(Records):

-=-=-

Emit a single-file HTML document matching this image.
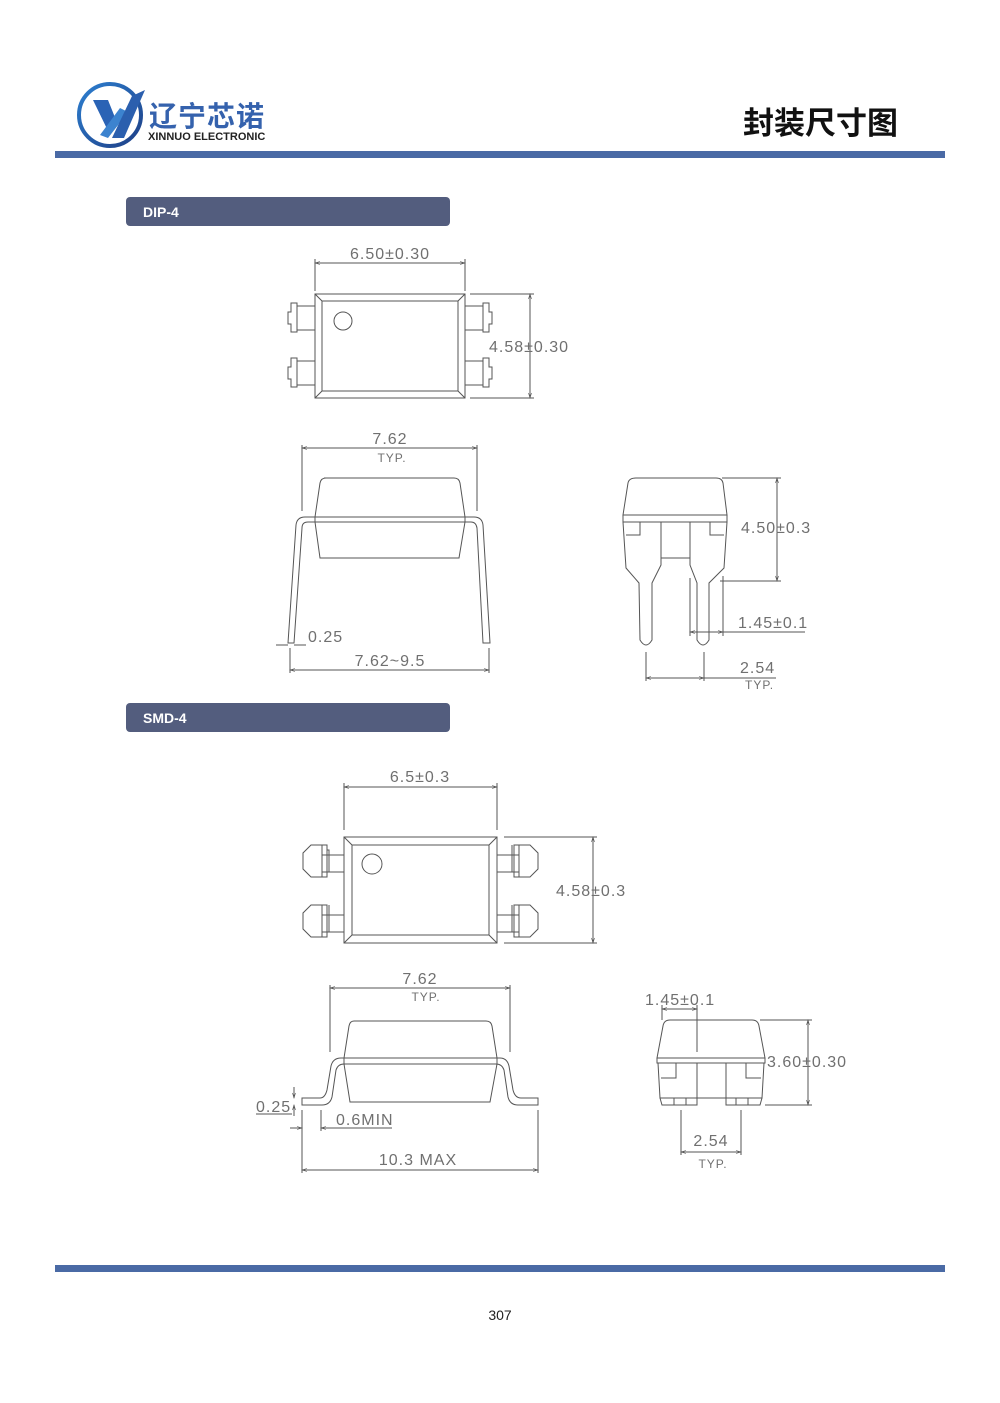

-=-=-

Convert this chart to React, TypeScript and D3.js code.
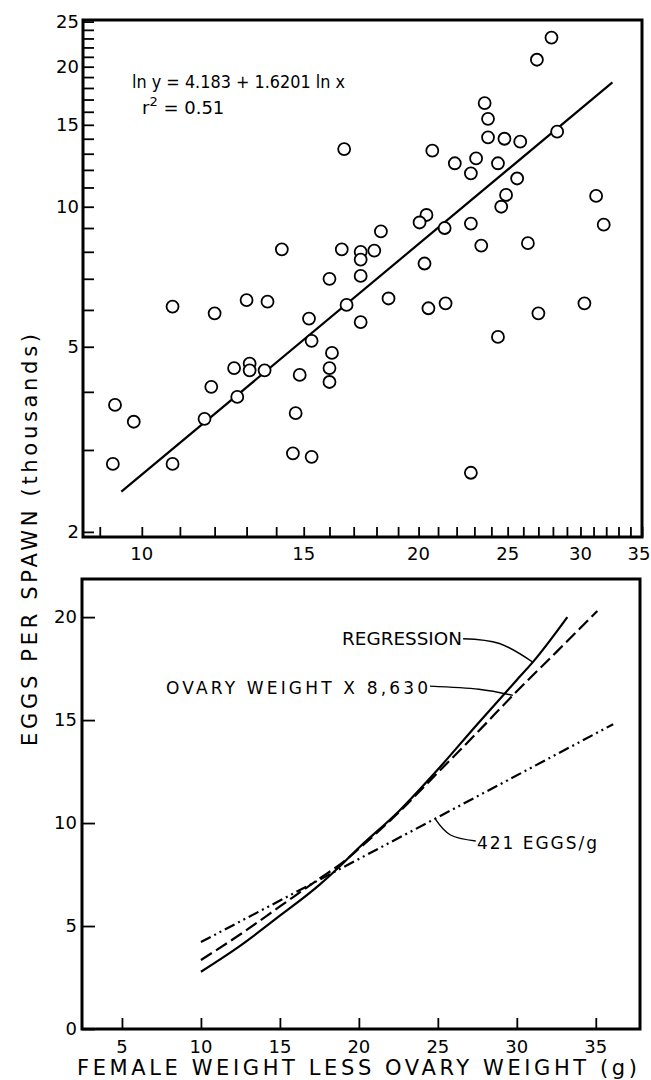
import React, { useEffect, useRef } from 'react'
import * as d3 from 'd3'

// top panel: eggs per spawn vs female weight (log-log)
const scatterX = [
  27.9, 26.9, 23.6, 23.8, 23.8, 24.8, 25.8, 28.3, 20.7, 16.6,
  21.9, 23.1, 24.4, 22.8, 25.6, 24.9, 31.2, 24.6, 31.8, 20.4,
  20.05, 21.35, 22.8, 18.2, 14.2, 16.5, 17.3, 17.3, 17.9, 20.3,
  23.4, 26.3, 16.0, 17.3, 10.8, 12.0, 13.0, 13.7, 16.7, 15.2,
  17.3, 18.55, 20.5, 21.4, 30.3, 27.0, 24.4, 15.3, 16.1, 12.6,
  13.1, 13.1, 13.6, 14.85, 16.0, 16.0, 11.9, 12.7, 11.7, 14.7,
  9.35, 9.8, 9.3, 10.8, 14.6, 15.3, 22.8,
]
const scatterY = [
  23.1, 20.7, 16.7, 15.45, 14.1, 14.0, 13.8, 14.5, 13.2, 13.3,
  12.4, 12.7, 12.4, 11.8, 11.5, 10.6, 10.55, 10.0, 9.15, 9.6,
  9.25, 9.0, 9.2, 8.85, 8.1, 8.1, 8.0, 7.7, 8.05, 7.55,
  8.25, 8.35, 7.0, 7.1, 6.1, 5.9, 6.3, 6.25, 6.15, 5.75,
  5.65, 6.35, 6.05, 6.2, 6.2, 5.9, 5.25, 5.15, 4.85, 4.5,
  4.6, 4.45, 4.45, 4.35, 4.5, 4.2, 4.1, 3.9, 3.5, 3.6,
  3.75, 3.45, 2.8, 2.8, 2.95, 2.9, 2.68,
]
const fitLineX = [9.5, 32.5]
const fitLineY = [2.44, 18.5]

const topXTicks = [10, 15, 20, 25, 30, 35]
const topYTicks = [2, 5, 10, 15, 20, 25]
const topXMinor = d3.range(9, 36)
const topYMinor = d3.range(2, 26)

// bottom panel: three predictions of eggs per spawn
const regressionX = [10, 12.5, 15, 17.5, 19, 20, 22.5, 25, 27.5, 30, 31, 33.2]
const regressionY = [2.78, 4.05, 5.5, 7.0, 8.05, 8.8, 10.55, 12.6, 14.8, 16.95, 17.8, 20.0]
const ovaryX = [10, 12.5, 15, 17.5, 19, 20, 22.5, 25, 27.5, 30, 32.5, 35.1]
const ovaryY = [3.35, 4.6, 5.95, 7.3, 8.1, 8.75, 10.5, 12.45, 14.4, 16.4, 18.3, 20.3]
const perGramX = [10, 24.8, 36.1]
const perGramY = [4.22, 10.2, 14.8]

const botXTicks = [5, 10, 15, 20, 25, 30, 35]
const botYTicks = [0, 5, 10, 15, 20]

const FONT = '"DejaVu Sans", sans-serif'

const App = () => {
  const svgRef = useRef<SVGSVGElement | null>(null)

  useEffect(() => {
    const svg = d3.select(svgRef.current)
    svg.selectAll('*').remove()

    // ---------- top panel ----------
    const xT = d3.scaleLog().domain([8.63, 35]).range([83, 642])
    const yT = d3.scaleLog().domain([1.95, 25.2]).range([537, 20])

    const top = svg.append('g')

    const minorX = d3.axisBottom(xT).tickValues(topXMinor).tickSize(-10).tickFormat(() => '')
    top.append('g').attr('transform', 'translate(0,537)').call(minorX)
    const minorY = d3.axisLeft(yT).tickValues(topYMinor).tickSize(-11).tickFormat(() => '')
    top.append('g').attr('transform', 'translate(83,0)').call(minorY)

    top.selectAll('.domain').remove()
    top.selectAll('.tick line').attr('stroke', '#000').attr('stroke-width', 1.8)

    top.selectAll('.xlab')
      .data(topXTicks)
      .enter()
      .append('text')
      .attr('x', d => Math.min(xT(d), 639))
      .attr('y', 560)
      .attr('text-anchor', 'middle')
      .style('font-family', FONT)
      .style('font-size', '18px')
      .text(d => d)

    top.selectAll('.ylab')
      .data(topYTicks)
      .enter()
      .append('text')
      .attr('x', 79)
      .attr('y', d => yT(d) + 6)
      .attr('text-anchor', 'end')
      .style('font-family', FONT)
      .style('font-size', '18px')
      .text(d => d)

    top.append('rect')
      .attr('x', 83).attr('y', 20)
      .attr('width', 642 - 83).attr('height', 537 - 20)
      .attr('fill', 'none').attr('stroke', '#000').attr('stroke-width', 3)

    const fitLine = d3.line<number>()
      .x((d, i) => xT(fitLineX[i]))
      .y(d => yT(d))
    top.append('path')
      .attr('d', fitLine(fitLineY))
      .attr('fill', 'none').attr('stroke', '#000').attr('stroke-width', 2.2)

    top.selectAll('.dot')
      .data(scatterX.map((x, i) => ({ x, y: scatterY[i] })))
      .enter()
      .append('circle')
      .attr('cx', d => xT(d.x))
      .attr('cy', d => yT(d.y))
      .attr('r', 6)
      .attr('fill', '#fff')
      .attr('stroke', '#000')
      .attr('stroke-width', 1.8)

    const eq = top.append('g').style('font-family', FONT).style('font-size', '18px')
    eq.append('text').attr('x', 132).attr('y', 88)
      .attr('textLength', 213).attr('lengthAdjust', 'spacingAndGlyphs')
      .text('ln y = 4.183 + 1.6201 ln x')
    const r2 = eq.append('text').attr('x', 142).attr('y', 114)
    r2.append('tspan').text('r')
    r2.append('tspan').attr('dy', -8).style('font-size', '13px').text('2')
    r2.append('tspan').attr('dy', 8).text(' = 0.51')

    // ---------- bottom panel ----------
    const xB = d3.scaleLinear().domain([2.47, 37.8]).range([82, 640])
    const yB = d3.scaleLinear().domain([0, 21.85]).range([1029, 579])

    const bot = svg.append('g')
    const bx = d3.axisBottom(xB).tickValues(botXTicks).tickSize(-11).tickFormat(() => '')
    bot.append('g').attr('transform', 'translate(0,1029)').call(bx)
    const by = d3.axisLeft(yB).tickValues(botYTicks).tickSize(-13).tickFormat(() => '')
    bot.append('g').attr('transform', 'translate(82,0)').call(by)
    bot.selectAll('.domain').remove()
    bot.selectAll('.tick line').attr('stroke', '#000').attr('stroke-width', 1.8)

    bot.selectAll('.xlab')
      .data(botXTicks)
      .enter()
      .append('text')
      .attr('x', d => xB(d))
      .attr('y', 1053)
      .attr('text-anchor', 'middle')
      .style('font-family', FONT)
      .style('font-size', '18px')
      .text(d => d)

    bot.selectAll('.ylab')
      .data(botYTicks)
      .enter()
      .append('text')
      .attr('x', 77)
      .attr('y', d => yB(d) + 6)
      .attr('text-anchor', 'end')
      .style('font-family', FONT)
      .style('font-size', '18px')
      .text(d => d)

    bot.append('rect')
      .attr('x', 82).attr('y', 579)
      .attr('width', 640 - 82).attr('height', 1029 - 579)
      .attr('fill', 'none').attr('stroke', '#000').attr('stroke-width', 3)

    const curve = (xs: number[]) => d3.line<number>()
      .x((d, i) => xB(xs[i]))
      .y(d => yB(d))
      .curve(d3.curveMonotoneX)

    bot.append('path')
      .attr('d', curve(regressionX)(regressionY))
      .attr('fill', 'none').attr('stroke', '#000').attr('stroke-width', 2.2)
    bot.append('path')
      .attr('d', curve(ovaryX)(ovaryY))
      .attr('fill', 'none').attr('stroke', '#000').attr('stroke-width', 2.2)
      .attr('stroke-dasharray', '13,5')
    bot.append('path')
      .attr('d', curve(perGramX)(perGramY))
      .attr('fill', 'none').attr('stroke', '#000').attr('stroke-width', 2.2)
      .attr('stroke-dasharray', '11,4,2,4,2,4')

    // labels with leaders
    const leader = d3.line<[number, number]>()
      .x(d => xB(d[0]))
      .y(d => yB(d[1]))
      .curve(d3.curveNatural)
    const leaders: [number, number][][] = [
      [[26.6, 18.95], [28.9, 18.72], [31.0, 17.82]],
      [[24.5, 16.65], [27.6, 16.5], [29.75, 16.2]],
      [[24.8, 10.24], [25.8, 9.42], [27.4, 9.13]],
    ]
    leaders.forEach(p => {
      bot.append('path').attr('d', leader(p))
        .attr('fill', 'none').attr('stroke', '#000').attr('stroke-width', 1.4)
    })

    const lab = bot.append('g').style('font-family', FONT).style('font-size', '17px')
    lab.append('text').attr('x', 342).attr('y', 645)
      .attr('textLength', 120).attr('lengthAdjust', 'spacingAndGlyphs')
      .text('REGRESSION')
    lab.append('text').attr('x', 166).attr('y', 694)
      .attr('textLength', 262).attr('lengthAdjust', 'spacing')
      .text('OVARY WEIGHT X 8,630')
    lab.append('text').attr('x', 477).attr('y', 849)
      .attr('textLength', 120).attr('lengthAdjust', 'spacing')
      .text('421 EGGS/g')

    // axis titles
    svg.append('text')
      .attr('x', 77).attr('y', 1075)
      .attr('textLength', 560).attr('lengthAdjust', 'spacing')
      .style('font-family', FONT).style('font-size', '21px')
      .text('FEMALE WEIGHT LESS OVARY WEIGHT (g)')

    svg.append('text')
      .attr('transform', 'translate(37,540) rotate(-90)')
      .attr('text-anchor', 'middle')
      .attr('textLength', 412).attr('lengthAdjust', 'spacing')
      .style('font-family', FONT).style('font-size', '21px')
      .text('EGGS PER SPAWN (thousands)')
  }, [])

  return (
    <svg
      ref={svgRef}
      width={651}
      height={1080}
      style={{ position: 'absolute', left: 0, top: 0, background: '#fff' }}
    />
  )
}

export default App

-=-=-

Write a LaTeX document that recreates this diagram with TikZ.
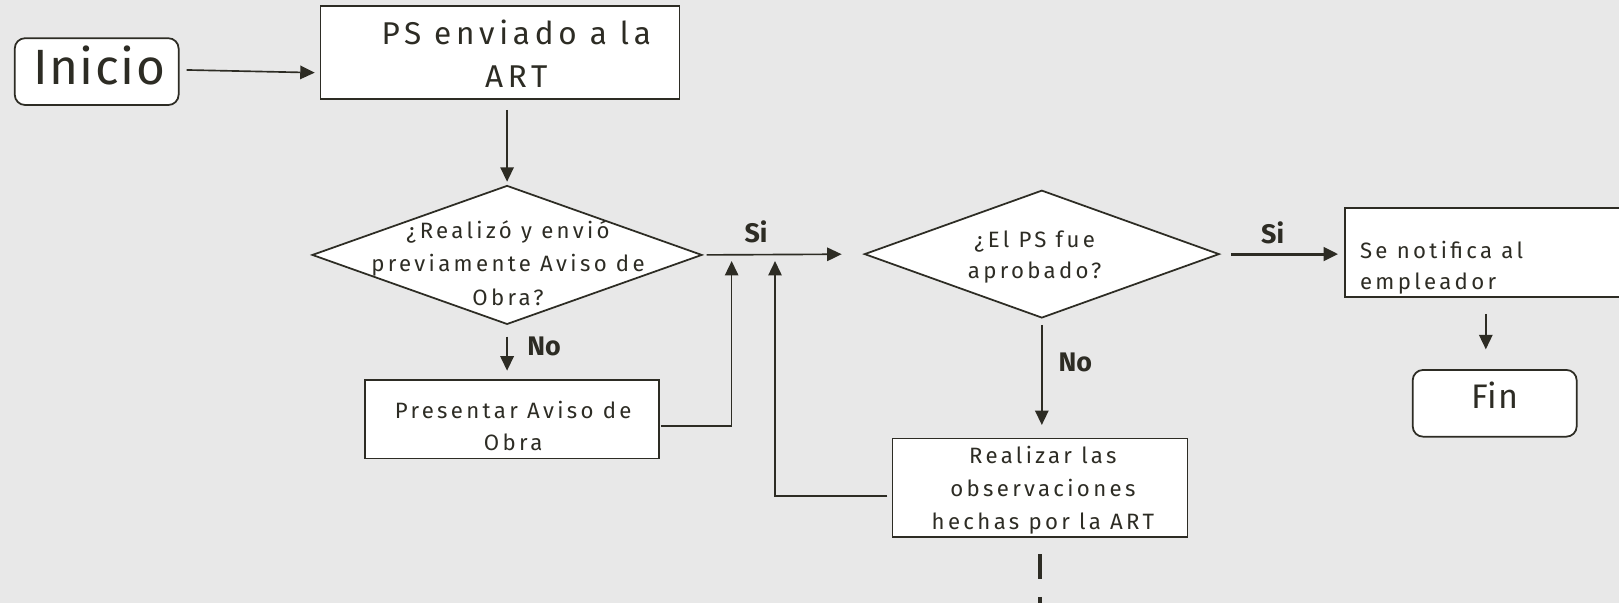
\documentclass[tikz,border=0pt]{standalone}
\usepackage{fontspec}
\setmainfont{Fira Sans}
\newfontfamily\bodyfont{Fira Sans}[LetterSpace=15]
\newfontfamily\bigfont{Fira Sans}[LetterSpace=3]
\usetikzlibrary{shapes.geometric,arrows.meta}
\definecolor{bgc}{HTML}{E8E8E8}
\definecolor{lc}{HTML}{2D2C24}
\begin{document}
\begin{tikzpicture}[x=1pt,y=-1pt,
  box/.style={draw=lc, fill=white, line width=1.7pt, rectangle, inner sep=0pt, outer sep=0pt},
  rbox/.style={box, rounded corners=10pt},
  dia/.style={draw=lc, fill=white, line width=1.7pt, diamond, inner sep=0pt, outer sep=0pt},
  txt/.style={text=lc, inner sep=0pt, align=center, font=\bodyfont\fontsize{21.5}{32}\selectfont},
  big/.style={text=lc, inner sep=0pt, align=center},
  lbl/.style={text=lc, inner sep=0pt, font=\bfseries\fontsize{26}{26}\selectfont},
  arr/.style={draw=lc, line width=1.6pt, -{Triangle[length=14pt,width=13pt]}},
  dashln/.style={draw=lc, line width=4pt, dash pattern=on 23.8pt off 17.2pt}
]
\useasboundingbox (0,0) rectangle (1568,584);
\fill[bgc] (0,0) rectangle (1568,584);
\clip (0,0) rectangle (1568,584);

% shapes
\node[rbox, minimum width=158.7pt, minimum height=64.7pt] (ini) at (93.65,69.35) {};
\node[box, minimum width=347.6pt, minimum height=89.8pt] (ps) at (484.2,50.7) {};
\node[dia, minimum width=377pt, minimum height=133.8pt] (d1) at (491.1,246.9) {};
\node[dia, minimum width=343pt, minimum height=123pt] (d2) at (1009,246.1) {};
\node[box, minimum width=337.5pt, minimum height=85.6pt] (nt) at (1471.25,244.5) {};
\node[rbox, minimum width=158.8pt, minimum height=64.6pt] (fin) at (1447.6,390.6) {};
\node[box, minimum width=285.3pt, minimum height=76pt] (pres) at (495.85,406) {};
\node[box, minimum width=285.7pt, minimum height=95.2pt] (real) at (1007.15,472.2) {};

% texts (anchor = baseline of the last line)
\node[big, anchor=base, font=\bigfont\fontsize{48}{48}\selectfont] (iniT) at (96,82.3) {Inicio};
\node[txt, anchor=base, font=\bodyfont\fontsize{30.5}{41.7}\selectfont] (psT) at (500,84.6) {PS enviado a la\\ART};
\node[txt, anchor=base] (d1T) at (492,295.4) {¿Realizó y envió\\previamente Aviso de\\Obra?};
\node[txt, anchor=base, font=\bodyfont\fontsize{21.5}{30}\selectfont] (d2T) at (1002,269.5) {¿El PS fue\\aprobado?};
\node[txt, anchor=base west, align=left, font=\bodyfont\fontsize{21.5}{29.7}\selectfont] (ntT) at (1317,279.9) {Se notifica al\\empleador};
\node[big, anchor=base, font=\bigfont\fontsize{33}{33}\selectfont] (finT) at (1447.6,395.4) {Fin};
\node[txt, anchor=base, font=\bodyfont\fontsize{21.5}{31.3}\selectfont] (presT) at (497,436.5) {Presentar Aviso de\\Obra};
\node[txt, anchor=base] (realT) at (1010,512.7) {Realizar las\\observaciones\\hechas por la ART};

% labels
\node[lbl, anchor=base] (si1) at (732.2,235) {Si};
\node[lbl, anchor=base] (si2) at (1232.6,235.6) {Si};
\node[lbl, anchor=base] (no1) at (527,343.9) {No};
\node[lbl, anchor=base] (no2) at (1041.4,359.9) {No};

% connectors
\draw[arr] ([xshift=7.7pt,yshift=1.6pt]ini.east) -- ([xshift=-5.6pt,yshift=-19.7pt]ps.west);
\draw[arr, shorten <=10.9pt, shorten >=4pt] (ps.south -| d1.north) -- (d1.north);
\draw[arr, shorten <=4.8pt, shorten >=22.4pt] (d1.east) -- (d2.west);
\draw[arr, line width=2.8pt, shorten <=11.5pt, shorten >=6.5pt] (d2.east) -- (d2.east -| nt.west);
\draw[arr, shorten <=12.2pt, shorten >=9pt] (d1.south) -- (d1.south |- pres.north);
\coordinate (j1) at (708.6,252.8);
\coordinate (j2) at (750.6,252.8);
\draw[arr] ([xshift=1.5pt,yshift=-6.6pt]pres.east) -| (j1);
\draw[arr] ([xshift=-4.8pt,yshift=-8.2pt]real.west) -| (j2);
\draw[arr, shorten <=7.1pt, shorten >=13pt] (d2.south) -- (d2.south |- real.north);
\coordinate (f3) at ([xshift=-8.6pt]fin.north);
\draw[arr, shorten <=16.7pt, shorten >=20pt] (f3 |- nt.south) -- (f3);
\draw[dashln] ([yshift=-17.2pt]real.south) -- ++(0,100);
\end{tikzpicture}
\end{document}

-=-=-

(To be done): Only the lines from the one bearing "Convert this chart" to the one bearing "const top = svg.append('g')", both included, should be restated word for word, with pictures left out.

(Answer for this exercise):
Convert this chart to React, TypeScript and D3.js code.
import React, { useEffect, useRef } from 'react'
import * as d3 from 'd3'

// top panel: eggs per spawn vs female weight (log-log)
const scatterX = [
  27.9, 26.9, 23.6, 23.8, 23.8, 24.8, 25.8, 28.3, 20.7, 16.6,
  21.9, 23.1, 24.4, 22.8, 25.6, 24.9, 31.2, 24.6, 31.8, 20.4,
  20.05, 21.35, 22.8, 18.2, 14.2, 16.5, 17.3, 17.3, 17.9, 20.3,
  23.4, 26.3, 16.0, 17.3, 10.8, 12.0, 13.0, 13.7, 16.7, 15.2,
  17.3, 18.55, 20.5, 21.4, 30.3, 27.0, 24.4, 15.3, 16.1, 12.6,
  13.1, 13.1, 13.6, 14.85, 16.0, 16.0, 11.9, 12.7, 11.7, 14.7,
  9.35, 9.8, 9.3, 10.8, 14.6, 15.3, 22.8,
]
const scatterY = [
  23.1, 20.7, 16.7, 15.45, 14.1, 14.0, 13.8, 14.5, 13.2, 13.3,
  12.4, 12.7, 12.4, 11.8, 11.5, 10.6, 10.55, 10.0, 9.15, 9.6,
  9.25, 9.0, 9.2, 8.85, 8.1, 8.1, 8.0, 7.7, 8.05, 7.55,
  8.25, 8.35, 7.0, 7.1, 6.1, 5.9, 6.3, 6.25, 6.15, 5.75,
  5.65, 6.35, 6.05, 6.2, 6.2, 5.9, 5.25, 5.15, 4.85, 4.5,
  4.6, 4.45, 4.45, 4.35, 4.5, 4.2, 4.1, 3.9, 3.5, 3.6,
  3.75, 3.45, 2.8, 2.8, 2.95, 2.9, 2.68,
]
const fitLineX = [9.5, 32.5]
const fitLineY = [2.44, 18.5]

const topXTicks = [10, 15, 20, 25, 30, 35]
const topYTicks = [2, 5, 10, 15, 20, 25]
const topXMinor = d3.range(9, 36)
const topYMinor = d3.range(2, 26)

// bottom panel: three predictions of eggs per spawn
const regressionX = [10, 12.5, 15, 17.5, 19, 20, 22.5, 25, 27.5, 30, 31, 33.2]
const regressionY = [2.78, 4.05, 5.5, 7.0, 8.05, 8.8, 10.55, 12.6, 14.8, 16.95, 17.8, 20.0]
const ovaryX = [10, 12.5, 15, 17.5, 19, 20, 22.5, 25, 27.5, 30, 32.5, 35.1]
const ovaryY = [3.35, 4.6, 5.95, 7.3, 8.1, 8.75, 10.5, 12.45, 14.4, 16.4, 18.3, 20.3]
const perGramX = [10, 24.8, 36.1]
const perGramY = [4.22, 10.2, 14.8]

const botXTicks = [5, 10, 15, 20, 25, 30, 35]
const botYTicks = [0, 5, 10, 15, 20]

const FONT = '"DejaVu Sans", sans-serif'

const App = () => {
  const svgRef = useRef<SVGSVGElement | null>(null)

  useEffect(() => {
    const svg = d3.select(svgRef.current)
    svg.selectAll('*').remove()

    // ---------- top panel ----------
    const xT = d3.scaleLog().domain([8.63, 35]).range([83, 642])
    const yT = d3.scaleLog().domain([1.95, 25.2]).range([537, 20])

    const top = svg.append('g')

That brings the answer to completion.